LA PRIORITÀ DEL GOVERNO MELONI: INVECE DI SOSTENERE I REDDITI DA LAVORO, OPERA LE SOLITE MICRO-REDISTRIBUZIONI PER LE MINORANZE CHE VOTANO A DESTRA
TITO BOERI: “IL GOVERNO SOSTIENE DI AVERE ABBASSATO LE TASSE SUL LAVORO E CHE L’AUMENTO DELLA PRESSIONE FISCALE SIA DOVUTO ALL’AUMENTO DELL’OCCUPAZIONE. MA IL TAGLIO DEL CUNEO NON È RIUSCITO A NEUTRALIZZARE GLI EFFETTI DEL DRENAGGIO FISCALE SULLA GRAN MASSA DI LAVORATORI. QUESTI HANNO PERSO POTERE D’ACQUISTO, AL CONTEMPO, HANNO PAGATO PIÙ TASSE PERCHÉ PASSATI AD UN’ALIQUOTA FISCALE PIÙ GRAVOSA”
Un paese in declino demografico, che perde quasi mezzo milione di cittadini in età lavorativa ogni anno, dovrebbe porsi l’obiettivo imprescindibile di sostenere i redditi da lavoro e di farne aumentare la produttività.
Sono due obiettivi tra di loro non solo compatibili, ma che si possono rafforzare a vicenda. Sostenere i redditi da lavoro […] serve ad incoraggiare la partecipazione al mercato del lavoro, quindi a contenere il calo del numero di coloro che generano reddito
Aumentarne la produttività serve a contenere gli effetti sul reddito nazionale della diminuzione di coloro che possono lavorare. Si interviene in questo caso sulla qualità piuttosto che sulla quantità del lavoro. Se la produttività aumenta, anche con meno lavoratori il reddito nazionale può crescere.
Le manovre di bilancio sin qui varate dal Governo Meloni sembrano avere seguito una strada diversa e quella che verrà presentata alle Camere nei prossimi giorni non sembra scostarsi da questa tradizione
Sono manovre del “non fare”, sempre più piccole e che ignorano completamente l’emergenza demografica.

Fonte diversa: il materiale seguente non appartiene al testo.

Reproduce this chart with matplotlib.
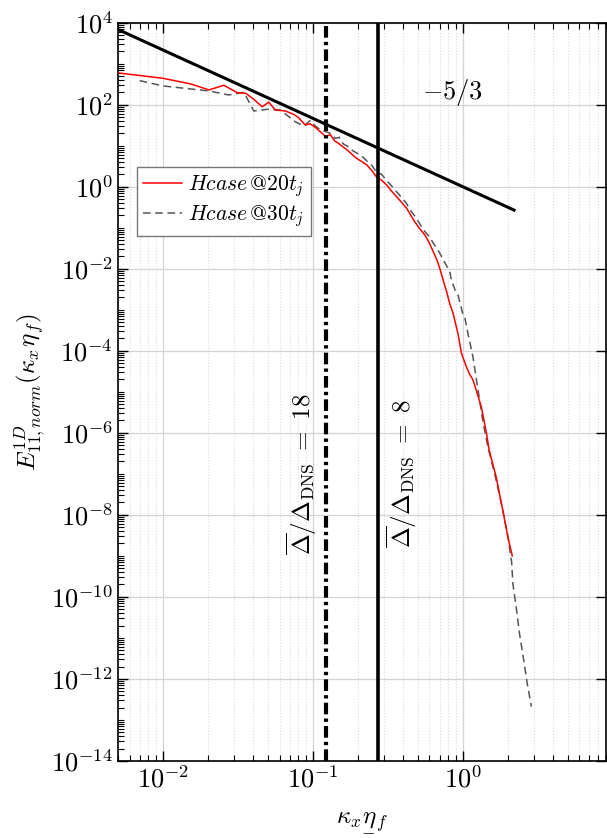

Ma la cosa più grave di queste manovre è che aumentano la pressione fiscale sul lavoro anziché ridurla.
Lo fanno per effetto della mancata sterilizzazione del cosiddetto drenaggio fiscale, vale a dire il fatto che molti contribuenti sono stati soggetti in questi anni ad aliquote fiscali più alte senza che il loro reddito, in termini di potere d’acquisto, fosse aumentato.
Come certificato dall’Istat, nel solo 2024 la pressione fiscale (il rapporto fra entrate e reddito nazionale) è aumentata del 3% (dal 41,4 al 42,6 per cento), comportando 26 miliardi di entrate aggiuntive. Questo aumento della pressione fiscale è anch’esso figlio della politica del non fare, Non è legato a un esplicito inasprimento delle tasse […] ma alla scelta di non indicizzare all’inflazione le aliquote fiscali, come avveniva in passato in Italia.
Il governo sostiene, invece, di avere abbassato le tasse sul lavoro e che l’aumento della pressione fiscale sia dovuto all’aumento dell’occupazione (si veda l’audizione del Ministro Giorgetti sulla
legge di bilancio).
Ma il taglio del cuneo fiscale varato da questo governo non è riuscito a neutralizzare gli effetti del fiscal drag sulla gran massa di lavoratori.
Questi hanno perso potere d’acquisto, al contempo, hanno pagato più tasse perché passati ad un’aliquota fiscale più gravosa
Inoltre, come chiarito da Massimo Bordignon e Leonzio Rizzo su lavoce.info, l’aumento del numero di lavoratori non comporta affatto, di per sé, un incremento della pressione fiscale, perché in questo caso aumentano sia le entrate che il reddito nazionale, vale a dire numeratore e denominatore della pressione fiscale.
Sterilizzare il fiscal drag di un inflazione al 2%, il target della Banca Centrale Europea, ha un costo limitato, attorno ai 3 miliardi, secondo l’Ufficio Parlamentare di Bilancio. E se la produttività del lavoro fosse aumentata, la pressione fiscale si sarebbe presumibilmente ridotta anche senza sterilizzare il fiscal drag.
Ma non sembrano queste le priorità del governo. Operano micro redistribuzioni a favore di esigue minoranze particolarmente ben rappresentate, e non vanno certo ad aumentare i redditi da lavoro o a incoraggiare aumenti di produttività. Vanno, ad esempio, a vantaggio di coloro che avranno 67 anni nel 2027, che potranno andare in pensione due o tre mesi prima che a legislazione vigente
Ma questo governo non voleva incoraggiare il lavoro rispetto al non lavoro?